He's out of shape and older than his birth certificate from the waist down, but the addition of Michael Redd to the Phoenix Suns might be the perfect, low-cost move (and when you're talking about the Suns, is there any other kind of move?)
If Steve Nash is going to stick around for awhile, he needs long-range shooters to open up the floor and make defenses pay for clogging the lane. The Suns have never replaced Jason Richardson and the idea that Channing Frye could pick up that slack consistently was foolhardy. Moving Redd to the starting lineup accomplishes three things in one fell swoop:
•It gives Nash a veteran, dependable and consistent passing target in Redd, who despite his funky delivery is - when healthy - a shooter on par with the Ray Allen/Kyle Korver/Joe Johnson mold (ouch, that last one STILL hurts). He is also a consummate pro who has some weaknesses as a player (yes, defense) but makes up for it in an area the Suns suddenly, desperately need: Scoring.
•It allows Jared Dudley to return to what he does best in providing energy off the bench to change the complexion of a game. With Redd and Shannon Brown also available at shooting guard, it allows Dudley to play small forward and spell Grant Hill, who is off to a miserable start and should be pushing 30 minutes a night.
•With a dead-eye shooter on the floor, it give coach Alvin Gentry the option to start rookie Markeiff Morris at the power forward spot and team Frye with Dudley off the bench, they were the backbone of a second unit that helped propel the Suns to the Western Conference finals in 2009-10.
Of course, this team doesn't have Amar'e Stoudemire or J-Rich. Nash and Hill are older and, well, they just aren't as good. But Redd does offer a better rotation, and the opportunity to put a better rebounder (Morris) next to Marcin Gortat and turn a collection of players into a group with more defined roles.
As soon as it became apparent that Alabama would win the rematch with LSU - and that would be not long after kickoff on Monday - the playoff pushers could feel the wind at their backs and quickly broke into another chorus of "we need a four-team playoff."

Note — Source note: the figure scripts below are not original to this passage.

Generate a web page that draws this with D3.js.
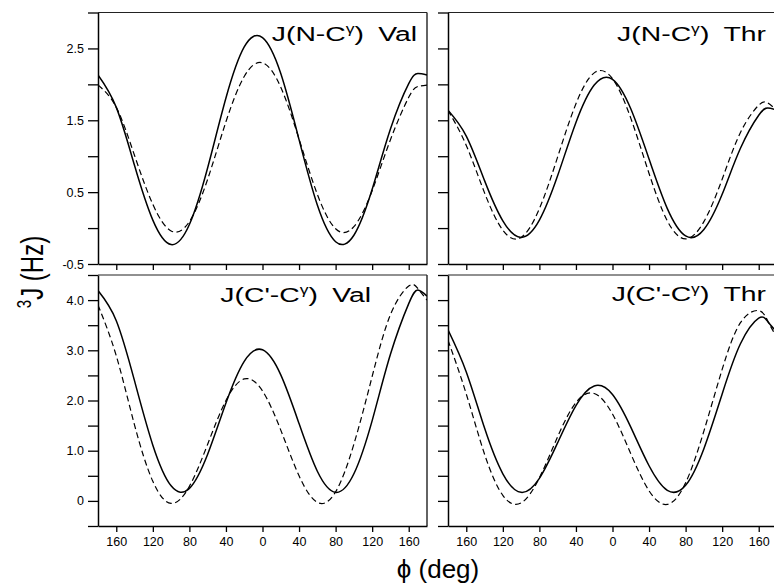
<!DOCTYPE html>
<html>
<head>
<meta charset="utf-8">
<script src="https://cdn.jsdelivr.net/npm/d3@7"></script>
<style>
  html, body { margin: 0; padding: 0; background: #fff; }
  svg { display: block; }
  text { font-family: "Liberation Sans", Arial, Helvetica, sans-serif; fill: #000; }
</style>
</head>
<body>
<svg id="chart" width="774" height="586"></svg>
<script>
// Backbone dihedral angle phi (deg) at which the couplings are sampled
const phi = [-180, -160, -140, -120, -100, -80, -60, -40, -20, 0, 20, 40, 60, 80, 100, 120, 140, 160, 170, 180];

// 3J(N-Cγ) for Val, solid and dashed parameterisations (Hz)
const nValSolid  = [2.13, 1.68, 0.87, 0.11, -0.23, 0.05, 0.84, 1.81, 2.52, 2.65, 2.15, 1.23, 0.32, -0.19, -0.10, 0.54, 1.38, 2.01, 2.15, 2.13];
const nValDashed = [1.99, 1.68, 1.01, 0.33, -0.04, 0.09, 0.68, 1.48, 2.11, 2.30, 1.96, 1.24, 0.47, -0.01, 0.02, 0.52, 1.23, 1.82, 1.97, 1.99];

// 3J(N-Cγ) for Thr
const nThrSolid  = [1.64, 1.28, 0.66, 0.10, -0.13, 0.11, 0.73, 1.47, 1.99, 2.07, 1.66, 0.96, 0.27, -0.11, -0.02, 0.47, 1.11, 1.57, 1.67, 1.64];
const nThrDashed = [1.64, 1.15, 0.49, -0.03, -0.13, 0.27, 0.99, 1.73, 2.16, 2.08, 1.53, 0.76, 0.10, -0.15, 0.09, 0.68, 1.33, 1.71, 1.74, 1.64];

// 3J(C'-Cγ) for Val
const cValSolid  = [4.19, 3.59, 2.39, 1.11, 0.30, 0.25, 0.93, 1.95, 2.78, 3.01, 2.51, 1.54, 0.59, 0.17, 0.54, 1.60, 2.92, 3.93, 4.20, 4.08];
const cValDashed = [3.90, 2.89, 1.51, 0.39, -0.05, 0.29, 1.13, 2.00, 2.43, 2.19, 1.41, 0.50, -0.03, 0.18, 1.13, 2.48, 3.71, 4.28, 4.23, 4.00];

// 3J(C'-Cγ) for Thr
const cThrSolid  = [3.41, 2.57, 1.45, 0.54, 0.17, 0.45, 1.16, 1.90, 2.29, 2.12, 1.47, 0.70, 0.21, 0.31, 1.04, 2.13, 3.13, 3.64, 3.57, 3.36];
const cThrDashed = [3.20, 2.13, 0.93, 0.11, -0.04, 0.46, 1.28, 1.96, 2.14, 1.73, 0.94, 0.20, -0.07, 0.36, 1.39, 2.62, 3.55, 3.79, 3.58, 3.25];

// Axis ticks and labels
const xTicks = [-160, -120, -80, -40, 0, 40, 80, 120, 160];
const yTicksTop = [-0.5, 0, 0.5, 1, 1.5, 2, 2.5, 3];
const yLabelsTop = [-0.5, 0.5, 1.5, 2.5];
const yTicksBottom = [-0.5, 0, 0.5, 1, 1.5, 2, 2.5, 3, 3.5, 4, 4.5];
const yLabelsBottom = [0, 1, 2, 3, 4];

// Panel titles
const couplings = ["N-C", "C'-C"];
const residues = ["Val", "Thr"];

const svg = d3.select("#chart");

const cols = [
  { x0: 98, x1: 427 },
  { x0: 448, x1: 777 }
];
const rows = [
  { domain: [-0.5, 3.0], range: [264, 12.5], ticks: yTicksTop, labels: yLabelsTop },
  { domain: [-0.5, 4.5], range: [526, 275], ticks: yTicksBottom, labels: yLabelsBottom }
];

const panels = [
  { row: 0, col: 0, solid: nValSolid, dashed: nValDashed, tx: 417, ty: 41 },
  { row: 0, col: 1, solid: nThrSolid, dashed: nThrDashed, tx: 766, ty: 41 },
  { row: 1, col: 0, solid: cValSolid, dashed: cValDashed, tx: 371, ty: 302 },
  { row: 1, col: 1, solid: cThrSolid, dashed: cThrDashed, tx: 766, ty: 301 }
];

const fmt = d => d === 0 ? "0" : d.toFixed(1);

panels.forEach((p, i) => {
  const c = cols[p.col], r = rows[p.row];
  const x = d3.scaleLinear().domain([-180, 180]).range([c.x0, c.x1]);
  const y = d3.scaleLinear().domain(r.domain).range(r.range);
  const g = svg.append("g");

  const clipId = "clip" + i;
  g.append("clipPath").attr("id", clipId)
    .append("rect")
    .attr("x", c.x0).attr("y", r.range[1])
    .attr("width", c.x1 - c.x0).attr("height", r.range[0] - r.range[1]);

  // frame: top and right edges
  g.append("line")
    .attr("x1", c.x0).attr("x2", c.x1)
    .attr("y1", r.range[1]).attr("y2", r.range[1])
    .attr("stroke", "#222").attr("stroke-width", 1.2);
  g.append("line")
    .attr("x1", c.x1).attr("x2", c.x1)
    .attr("y1", r.range[1]).attr("y2", r.range[0])
    .attr("stroke", "#222").attr("stroke-width", 1.4);

  // y axis
  const yAxis = d3.axisLeft(y)
    .tickValues(r.ticks)
    .tickSize(10)
    .tickSizeOuter(0)
    .tickPadding(4)
    .tickFormat(d => (p.col === 0 && r.labels.includes(d)) ? fmt(d) : "");
  const ya = g.append("g").attr("transform", `translate(${c.x0},0)`).call(yAxis);

  // x axis
  const xAxis = d3.axisBottom(x)
    .tickValues(xTicks)
    .tickSize(6)
    .tickSizeOuter(0)
    .tickPadding(5)
    .tickFormat(d => p.row === 1 ? String(Math.abs(d)) : "");
  const xa = g.append("g").attr("transform", `translate(0,${r.range[0]})`).call(xAxis);

  [ya, xa].forEach(a => {
    a.select(".domain").attr("stroke", "#000").attr("stroke-width", 1.5);
    a.selectAll(".tick line").attr("stroke", "#000").attr("stroke-width", 1.3);
    a.selectAll(".tick text")
      .style("font-family", '"Liberation Sans", Arial, sans-serif')
      .style("font-size", "12.5px")
      .attr("fill", "#000");
  });

  // coupling curves
  const line = d3.line()
    .x((d, k) => x(phi[k]))
    .y(d => y(d))
    .curve(d3.curveNatural);

  const curves = g.append("g").attr("clip-path", `url(#${clipId})`);
  curves.append("path")
    .datum(p.solid)
    .attr("d", line)
    .attr("fill", "none")
    .attr("stroke", "#000")
    .attr("stroke-width", 1.5);
  curves.append("path")
    .datum(p.dashed)
    .attr("d", line)
    .attr("fill", "none")
    .attr("stroke", "#000")
    .attr("stroke-width", 1.2)
    .attr("stroke-dasharray", "6,3.5");

  // panel title, e.g. J(N-Cγ) Val
  const t = g.append("g")
    .attr("transform", `translate(${p.tx},${p.ty}) scale(1.35,1)`)
    .append("text")
    .attr("text-anchor", "end")
    .style("font-size", "21px");
  t.append("tspan").text("J(");
  t.append("tspan").text(couplings[p.row]);
  t.append("tspan").attr("dy", -8).style("font-size", "13px").text("γ");
  t.append("tspan").attr("dy", 8).text(")\u2002" + residues[p.col]);
});

// axis titles
svg.append("g")
  .attr("transform", "translate(43,272) scale(1.3,1) rotate(-90)")
  .append("text")
  .attr("text-anchor", "middle")
  .style("font-size", "24px")
  .call(t => {
    t.append("tspan").attr("dy", -9).style("font-size", "15px").text("3");
    t.append("tspan").attr("dy", 9).text("J (Hz)");
  });

svg.append("text")
  .attr("x", 438).attr("y", 578)
  .attr("text-anchor", "middle")
  .style("font-size", "26px")
  .text("\u03D5 (deg)");
</script>
</body>
</html>
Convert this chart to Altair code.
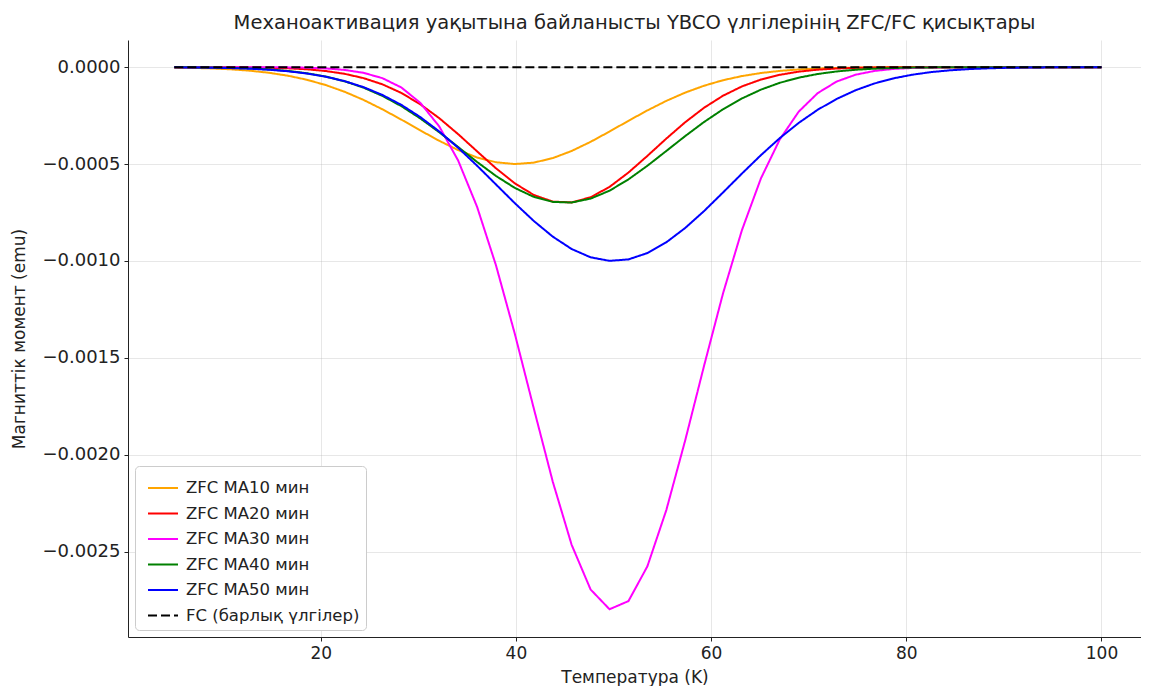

But how much would that really solve? This year, a four-team playoff would have included Alabama, LSU, Oklahoma State and Stanford. Do you think fifth-ranked Oregon, who won the first Pac-12 championship game and blew out Stanford on the road by 23 points would have been cool with being the team left out? How much multi-colored, state-of-the-art whining would have emanated from Nike Town?
How about an 8-team playoff? It might have been cleaner this year, but what about next year? The NCAA basketball tournament has 64 slots and two play-in games, and every year a 20-10 team is crying the blues about how they were snubbed by the selection committee. There is a lot about the BCS not to like, but getting the best two teams on the field to decide the national championship isn't high on that list.
•The Suns and Cavaliers went into Thursday's game without a player from either team scoring more than 24 points in a single game. Of course, rookie Kyrie Irving hadn't played against Nash and the Suns yet (26 points in the win over Phoenix).
•Two more years of Bud Selig, who is becoming the Brett Favre of sports commissioners. Oh joy.
Now 77, Bud will make $22 million annually, which is twice the salary that Roger Goodell makes with the NFL. He would have made him the sixth -highest paid player in baseball last year, right between Joe Mauer and Johan Santana.
Yeah, that sounds about right.
•I like New Orleans and New England in the Saturday Divisional playoff games and Green Bay and Baltimore - the easiest pick of the weekend - in the Sunday games. I went 2-2 last week after being "Tebowed" in overtime and finally learned my lesson on the Atlanta Falcons.
•Packers-Giants will be the fun game. The Giants have a lot of the necessary components to pull of some Lambeau Larceny and Tom Coughlin in an underrated coach who always seems to be under fire in New York.
If my picks stand up, that leaves three teams with great offenses and subpar defenses (Packers, Patriots, Saints) in the conference title games. The NFL has finally gone fully finesse.